# FRIGID TEMPS



## Sasha and Abby (May 11, 2004)

thinking about all my NoDak friends and their animals with this cold snap. be warm and be safe...


----------



## Plainsman (Jul 30, 2003)

It's -23 right now. Somewhere between -50 and -60 wind chill. Power is out in some areas. We are ok, but if power goes out we have a small 3000 watt generator. It will run the furnace fan, gas fireplace fan, refrigerator and tv. There is a wood fireplace and I think we have wood for about five days. 
I'm supposed to have or at 9:00am. Not sure I'm going to make that.


----------



## KEN W (Feb 22, 2002)

-30 here now.....Could set new record in Fargo. -37. The lowest high for a day is -21. Probably break that tomorrow. I picked the wrong week to go to the Caribbean....should be there this week. :eyeroll: :eyeroll:


----------



## oldfireguy (Jun 23, 2005)

Coldest I ever saw was -55 actual temp. No wind.
We dug out "da big coats" that day.


----------



## KEN W (Feb 22, 2002)

-42 at Park Rapids Minn right now.


----------



## duknut1975 (Jun 1, 2009)

-22 in Central Illinois! Add in 15mph wind and they are saying -50 to -55 wind chill. Not as cold as you guys in Nodak, but still cold as hell!


----------



## KEN W (Feb 22, 2002)

Yup.....good to be retired and staying home.

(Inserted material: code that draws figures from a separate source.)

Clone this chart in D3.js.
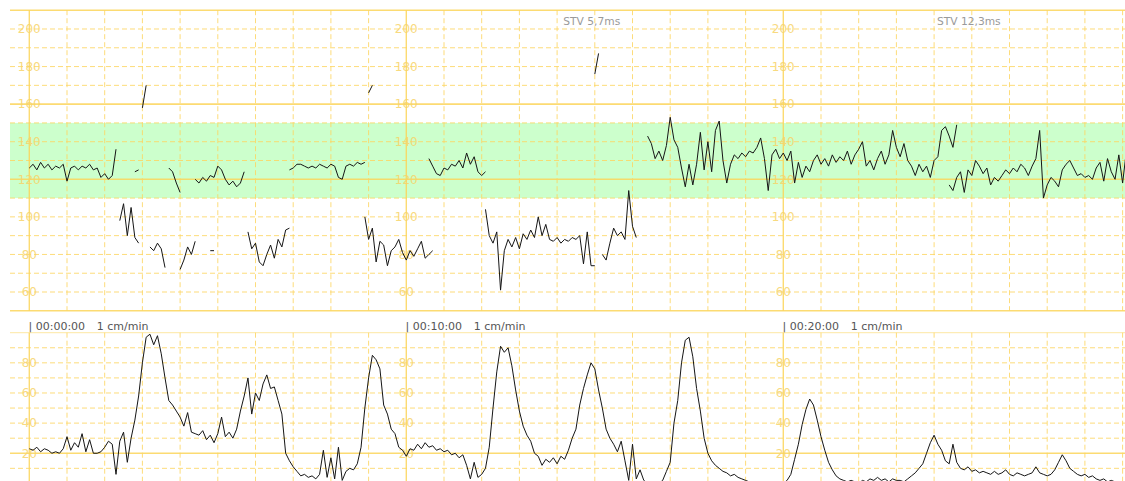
<!DOCTYPE html>
<html>
<head>
<meta charset="utf-8">
<script src="https://cdn.jsdelivr.net/npm/d3@7"></script>
<style>
  html, body { margin: 0; padding: 0; background: #fff; }
  svg { display: block; }
</style>
</head>
<body>
<svg id="ctg" width="1125" height="481"></svg>
<script>
// ---- recording data -------------------------------------------------------
// Samples are spaced 0.1 min apart (1 cm/min paper speed).
const sampleStep = 0.1;

// Fetal heart rate (bpm): each row is [start minute, consecutive samples].
// Separate rows leave gaps where the signal was lost.
const fhrTrace = [
  [0.0,  [126,128,125,129,126,128,125,127,126,128,119,126,127,125,127,126,128,125,126,121,123,120,122,136]],
  [2.4,  [98,107,90,105,89,86]],
  [2.8,  [124,125]],
  [3.0,  [158,170]],
  [3.2,  [84,82,86,83,73]],
  [3.7,  [126,124,118,113]],
  [4.0,  [72,77,84,80,87]],
  [4.4,  [120,118,121,119,122,121,127,125,120,117,119,116,118,124]],
  [4.8,  [82,82]],
  [5.8,  [92,83,86,76,74,80,85,78,88,84,93,94]],
  [6.9,  [125,126,128,128,127,126,127,126,128,127,126,128,127,121,120,127,128,127,129,128,129]],
  [8.9,  [100,88,94,76,87,85,74,82,84,88,81,77,82,79,83,87,78,80,82]],
  [9.0,  [166,170]],
  [10.6, [131,127,123,122,126,125,128,127,130,126,134,128,132,124,122,124]],
  [12.1, [104,90,86,92,61,82,88,84,89,83,91,88,93,89,100,90,96,88,87,89,86,88,87,89,88,90,75,92,74,74]],
  [15.0, [176,187]],
  [15.2, [80,77,86,94,90,92,88,114,95,89]],
  [16.4, [143,139,131,135,130,138,153,141,137,126,116,128,117,128,145,125,140,124,146,151,
          130,118,128,133,131,134,132,135,134,137,142,131,114,133,136,131,134,130,135,118,
          129,121,127,124,130,133,128,131,127,133,129,132,130,135,128,133,136,140,127,130,
          125,131,135,128,133,146,137,132,139,130,127,122,128,124,127,121,130,132,146,148,
          143,137,149]],
  [24.4, [117,114,121,124,113,125,122,130,127,123,126,117,121,119,122,125,123,126,124,128,
          126,122,127,131,146,110,117,121,119,116,125,128,130,126,122,123,121,122,120,126,
          129,119,131,124,120,133,118,135]]
];

// Uterine activity (relative units), continuous from minute 0.
const ucValues = [
  23,22,24,21,23,22,20,21,20,23,31,22,27,24,33,21,29,20,20,21,
  24,28,26,6,28,34,14,30,42,58,80,97,99,92,98,86,70,55,52,48,
  44,38,47,34,33,32,35,29,32,27,33,44,31,34,30,36,48,58,70,46,
  60,55,66,72,63,64,55,46,20,15,11,8,5,6,4,5,3,6,22,4,
  17,3,24,2,8,10,9,13,24,50,70,85,82,76,52,46,36,33,24,22,
  18,23,22,26,23,27,24,25,22,23,21,22,19,20,17,19,12,3,14,4,
  6,10,24,50,74,91,87,90,78,62,48,38,32,28,20,18,12,16,14,17,
  13,18,16,22,30,36,52,63,72,80,76,62,50,36,30,26,21,28,15,2,
  26,3,9,2,0,0,0,0,2,8,14,40,55,80,95,97,84,63,48,30,
  20,15,12,10,8,7,5,6,4,3,2,1,1,0,0,1,0,1,0,1,
  0,2,6,16,26,39,49,56,52,42,31,22,14,9,5,3,2,1,2,1,
  0,2,1,3,2,4,2,3,1,3,2,2,1,3,5,7,10,13,20,27,
  32,26,22,15,13,26,14,10,9,11,8,9,7,8,7,6,8,6,7,9,
  6,5,7,6,5,6,7,11,7,6,5,6,9,14,19,15,10,8,6,5,
  6,4,5,3,2,3,1,2,1,0,1,0
];

// Axis labels and annotations
const fhrTicks = [200, 180, 160, 140, 120, 100, 80, 60];
const ucTicks = [80, 60, 40, 20];
const labelMinutes = [0, 10, 20];
const timeStamps = ["00:00:00", "00:10:00", "00:20:00"];
const paperSpeed = "1 cm/min";
const stvMinutes = [15, 25];
const stvLabels = ["STV 5,7ms", "STV 12,3ms"];
const normalBand = [110, 150];

// ---- scales ----------------------------------------------------------------
const W = 1125, H = 481;
const x = d3.scaleLinear().domain([0, 29]).range([29.3, 29.3 + 37.7 * 29]);
const yFhr = d3.scaleLinear().domain([50, 210]).range([310.8, 10.2]);
const yUc = d3.scaleLinear().domain([0, 100]).range([483.4, 332.7]);
const plotLeft = 10;

const svg = d3.select("#ctg");
svg.append("rect").attr("width", W).attr("height", H).attr("fill", "#fff");

const gridSolid = "#fcd55a";
const gridDash = "#fdd764";
const minutes = d3.range(0, 30);

// ---- FHR panel -------------------------------------------------------------
const fhrPanel = svg.append("g");
fhrPanel.append("rect")
  .attr("x", plotLeft).attr("width", W - plotLeft)
  .attr("y", yFhr(normalBand[1]))
  .attr("height", yFhr(normalBand[0]) - yFhr(normalBand[1]))
  .attr("fill", "#ccffcc");

const fhrLevels = d3.range(50, 211, 10);
const fhrSolid = new Set([210, 160, 120, 50]);
fhrPanel.selectAll("line.h").data(fhrLevels).join("line")
  .attr("x1", plotLeft).attr("x2", W)
  .attr("y1", d => yFhr(d)).attr("y2", d => yFhr(d))
  .attr("stroke", d => fhrSolid.has(d) ? gridSolid : gridDash)
  .attr("stroke-width", d => fhrSolid.has(d) ? 1.6 : 1)
  .attr("stroke-dasharray", d => fhrSolid.has(d) ? null : "5,3")
  .attr("opacity", 0.85);

fhrPanel.selectAll("line.v").data(minutes).join("line")
  .attr("x1", d => x(d)).attr("x2", d => x(d))
  .attr("y1", yFhr(210)).attr("y2", yFhr(50))
  .attr("stroke", d => d % 10 === 0 ? gridSolid : gridDash)
  .attr("stroke-width", d => d % 10 === 0 ? 1.4 : 1)
  .attr("stroke-dasharray", d => d % 10 === 0 ? null : "5,3")
  .attr("opacity", 0.85);

labelMinutes.forEach(m => {
  fhrPanel.append("g").selectAll("text").data(fhrTicks).join("text")
    .attr("x", x(m)).attr("y", d => yFhr(d) + 4.3)
    .attr("text-anchor", "middle")
    .attr("font-family", "DejaVu Sans, sans-serif")
    .attr("font-size", 12)
    .attr("fill", "#f7d46a")
    .attr("opacity", 0.85)
    .text(d => d);
});

fhrPanel.append("g").selectAll("text").data(stvMinutes).join("text")
  .attr("x", d => x(d) - 3).attr("y", 25)
  .attr("text-anchor", "middle")
  .attr("font-family", "DejaVu Sans, sans-serif")
  .attr("font-size", 10.7)
  .attr("fill", "#9a9a9a")
  .text((d, i) => stvLabels[i]);

// ---- time stamps -----------------------------------------------------------
labelMinutes.forEach((m, i) => {
  svg.append("text")
    .attr("x", x(m) - 0.8).attr("y", 329.5)
    .attr("font-family", "DejaVu Sans, sans-serif")
    .attr("font-size", 11)
    .attr("fill", "#555")
    .text("| " + timeStamps[i]);
  svg.append("text")
    .attr("x", x(m) + 67.5).attr("y", 329.5)
    .attr("font-family", "DejaVu Sans, sans-serif")
    .attr("font-size", 11)
    .attr("fill", "#555")
    .text(paperSpeed);
});

// ---- UC panel --------------------------------------------------------------
const ucPanel = svg.append("g");
const ucLevels = d3.range(0, 101, 10);
const ucSolid = new Set([100, 20, 0]);
ucPanel.selectAll("line.h").data(ucLevels).join("line")
  .attr("x1", plotLeft).attr("x2", W)
  .attr("y1", d => yUc(d)).attr("y2", d => yUc(d))
  .attr("stroke", d => ucSolid.has(d) ? gridSolid : gridDash)
  .attr("stroke-width", d => d === 20 ? 1.6 : 1)
  .attr("stroke-dasharray", d => ucSolid.has(d) ? null : "5,3")
  .attr("opacity", d => d === 100 ? 0.55 : 0.85);

ucPanel.selectAll("line.v").data(minutes).join("line")
  .attr("x1", d => x(d)).attr("x2", d => x(d))
  .attr("y1", yUc(100)).attr("y2", H)
  .attr("stroke", d => d % 10 === 0 ? gridSolid : gridDash)
  .attr("stroke-width", d => d % 10 === 0 ? 1.4 : 1)
  .attr("stroke-dasharray", d => d % 10 === 0 ? null : "5,3")
  .attr("opacity", 0.85);

labelMinutes.forEach(m => {
  ucPanel.append("g").selectAll("text").data(ucTicks).join("text")
    .attr("x", x(m)).attr("y", d => yUc(d) + 4.3)
    .attr("text-anchor", "middle")
    .attr("font-family", "DejaVu Sans, sans-serif")
    .attr("font-size", 12)
    .attr("fill", "#f7d46a")
    .attr("opacity", 0.85)
    .text(d => d);
});

// ---- traces ----------------------------------------------------------------
svg.append("clipPath").attr("id", "plotClip")
  .append("rect").attr("x", plotLeft).attr("y", 0).attr("width", W - plotLeft).attr("height", H);

const fhrLine = d3.line()
  .x(d => x(d.t)).y(d => yFhr(d.v));
const fhrPaths = fhrTrace.map(([start, vals]) =>
  vals.map((v, i) => ({ t: start + i * sampleStep, v })));
svg.append("g").attr("clip-path", "url(#plotClip)")
  .selectAll("path").data(fhrPaths).join("path")
  .attr("d", fhrLine)
  .attr("fill", "none")
  .attr("stroke", "#151515")
  .attr("stroke-width", 1)
  .attr("stroke-linejoin", "round");

const ucLine = d3.line()
  .x((d, i) => x(i * sampleStep)).y(d => yUc(d));
svg.append("g").attr("clip-path", "url(#plotClip)")
  .append("path").datum(ucValues)
  .attr("d", ucLine)
  .attr("fill", "none")
  .attr("stroke", "#151515")
  .attr("stroke-width", 1)
  .attr("stroke-linejoin", "round");
</script>
</body>
</html>
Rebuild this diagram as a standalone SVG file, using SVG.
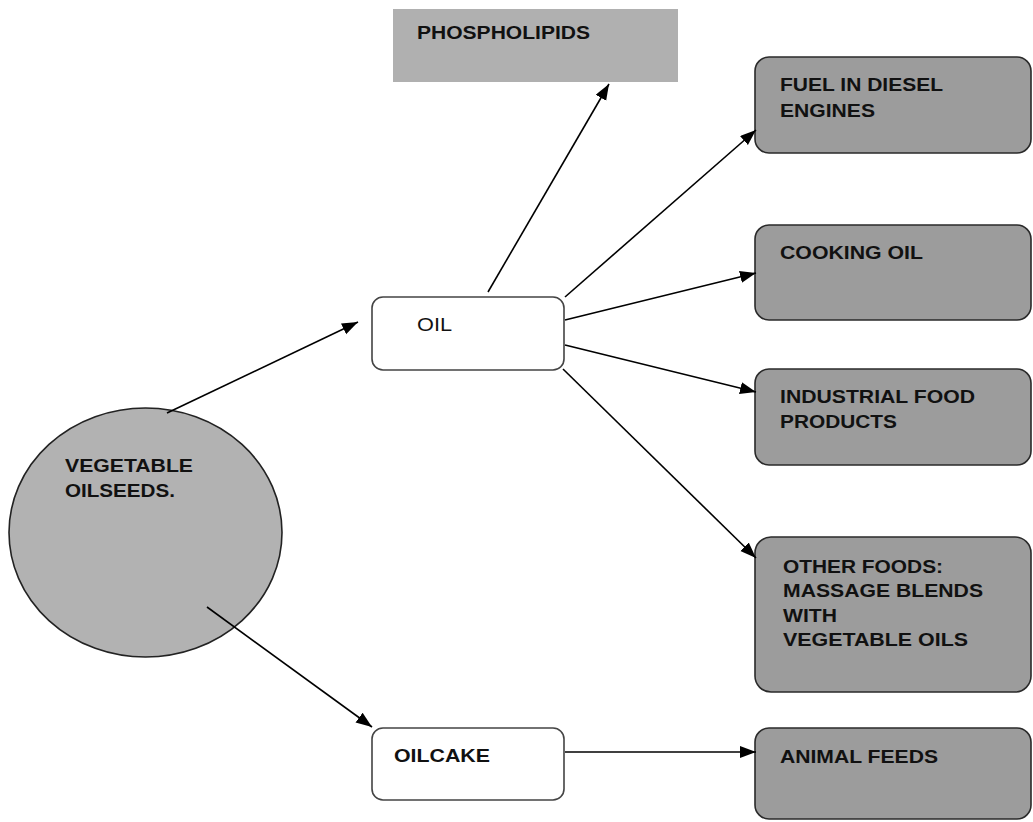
<svg xmlns="http://www.w3.org/2000/svg" width="1033" height="822" viewBox="0 0 1033 822">
<style>
  .t { font-family: "Liberation Sans", Arial, sans-serif; font-size: 18px; font-weight: bold; fill: #111; }
  .tn { font-family: "Liberation Sans", Arial, sans-serif; font-size: 18px; fill: #111; }
  .leaf { fill: #9c9c9c; stroke: #2a2a2a; stroke-width: 1.6; }
  .mid { fill: #ffffff; stroke: #444; stroke-width: 1.6; }
  .conn { fill: none; stroke: #000; stroke-width: 1.6; }
</style>
<defs>
  <marker id="ah" markerUnits="userSpaceOnUse" markerWidth="17" markerHeight="13" refX="16" refY="6" orient="auto">
    <path d="M0,0 L16,6 L0,12 z" fill="#000"/>
  </marker>
</defs>
<rect width="1033" height="822" fill="#ffffff"/>

<g id="phospholipids">
  <rect x="393" y="9" width="285" height="73" fill="#b0b0b0"/>
  <text class="t" x="417" y="39" textLength="173" lengthAdjust="spacingAndGlyphs">PHOSPHOLIPIDS</text>
</g>

<g id="fuel">
  <rect class="leaf" x="755" y="57" width="276" height="96" rx="14"/>
  <text class="t" x="780" y="91" textLength="163" lengthAdjust="spacingAndGlyphs">FUEL IN DIESEL</text>
  <text class="t" x="780" y="117" textLength="95" lengthAdjust="spacingAndGlyphs">ENGINES</text>
</g>

<g id="cooking">
  <rect class="leaf" x="755" y="225" width="276" height="95" rx="14"/>
  <text class="t" x="780" y="259" textLength="143" lengthAdjust="spacingAndGlyphs">COOKING OIL</text>
</g>

<g id="industrial">
  <rect class="leaf" x="755" y="369" width="276" height="96" rx="14"/>
  <text class="t" x="780" y="403" textLength="195" lengthAdjust="spacingAndGlyphs">INDUSTRIAL FOOD</text>
  <text class="t" x="780" y="428" textLength="117" lengthAdjust="spacingAndGlyphs">PRODUCTS</text>
</g>

<g id="other">
  <rect class="leaf" x="755" y="537" width="276" height="155" rx="16"/>
  <text class="t" x="783" y="573" textLength="160" lengthAdjust="spacingAndGlyphs">OTHER FOODS:</text>
  <text class="t" x="783" y="597" textLength="200" lengthAdjust="spacingAndGlyphs">MASSAGE BLENDS</text>
  <text class="t" x="783" y="622" textLength="54" lengthAdjust="spacingAndGlyphs">WITH</text>
  <text class="t" x="783" y="646" textLength="185" lengthAdjust="spacingAndGlyphs">VEGETABLE OILS</text>
</g>

<g id="animal">
  <rect class="leaf" x="755" y="728" width="276" height="91" rx="14"/>
  <text class="t" x="780" y="763" textLength="158" lengthAdjust="spacingAndGlyphs">ANIMAL FEEDS</text>
</g>

<g id="seeds">
  <ellipse cx="145.5" cy="532.5" rx="136.5" ry="124.5" fill="#b2b2b2" stroke="#222" stroke-width="1.6"/>
  <text class="t" x="65" y="472" textLength="128" lengthAdjust="spacingAndGlyphs">VEGETABLE</text>
  <text class="t" x="65" y="497" textLength="110" lengthAdjust="spacingAndGlyphs">OILSEEDS.</text>
</g>

<g id="oil">
  <rect class="mid" x="372" y="297" width="192" height="73" rx="11"/>
  <text class="tn" x="417" y="331" textLength="35" lengthAdjust="spacingAndGlyphs">OIL</text>
</g>

<g id="oilcake">
  <rect class="mid" x="372" y="728" width="192" height="72" rx="11"/>
  <text class="t" x="394" y="762" textLength="96" lengthAdjust="spacingAndGlyphs">OILCAKE</text>
</g>

<g id="connectors">
  <line class="conn" x1="167" y1="413" x2="358" y2="322" marker-end="url(#ah)"/>
  <line class="conn" x1="207" y1="607" x2="372" y2="727" marker-end="url(#ah)"/>
  <line class="conn" x1="488" y1="292" x2="609" y2="84" marker-end="url(#ah)"/>
  <line class="conn" x1="565" y1="297" x2="756" y2="130" marker-end="url(#ah)"/>
  <line class="conn" x1="565" y1="320" x2="756" y2="273" marker-end="url(#ah)"/>
  <line class="conn" x1="565" y1="345" x2="756" y2="392" marker-end="url(#ah)"/>
  <line class="conn" x1="563" y1="369" x2="756" y2="558" marker-end="url(#ah)"/>
  <line class="conn" x1="565" y1="752" x2="756" y2="752" marker-end="url(#ah)"/>
</g>
</svg>
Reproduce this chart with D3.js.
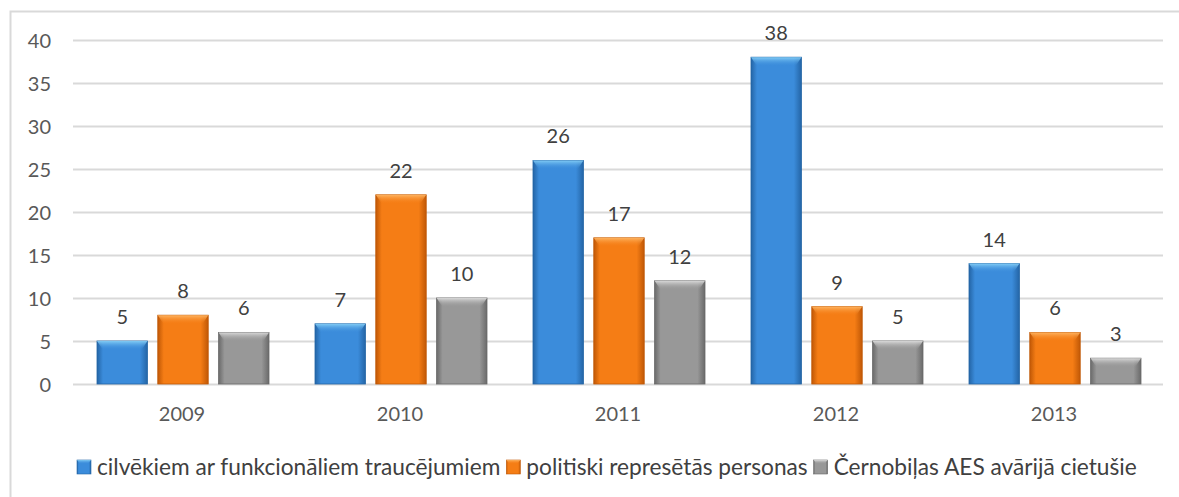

Fargo closed airport. The de-icer was freezing on the wings of planes. Also closed all public buses. No school anywhere around here.


----------



## dakotashooter2 (Oct 31, 2003)

For those of you that had put off things till hell froze over......... Youre up.......


----------



## Sasha and Abby (May 11, 2004)

I sure feel for all the pheasants and deer


----------



## rowdie (Jan 19, 2005)

.......AND It's still cold as $hit outside!


----------



## blhunter3 (May 5, 2007)

Today warmed up to 7 :rock:


----------



## KEN W (Feb 22, 2002)

Hasn't been above 32 since January 7. :******:


----------



## blhunter3 (May 5, 2007)

KEN W said:


> Hasn't been above 32 since January 7. :ticked:


We had a nice run in early January to finish up corn harvest with the nice temps. :laugh:


----------



## dakotashooter2 (Oct 31, 2003)

Sasha and Abby said:


> I sure feel for all the pheasants and deer


My GF has made trips to Ellendale for work the last couple of weeks and she said she has been dodging pheasants on the road.


----------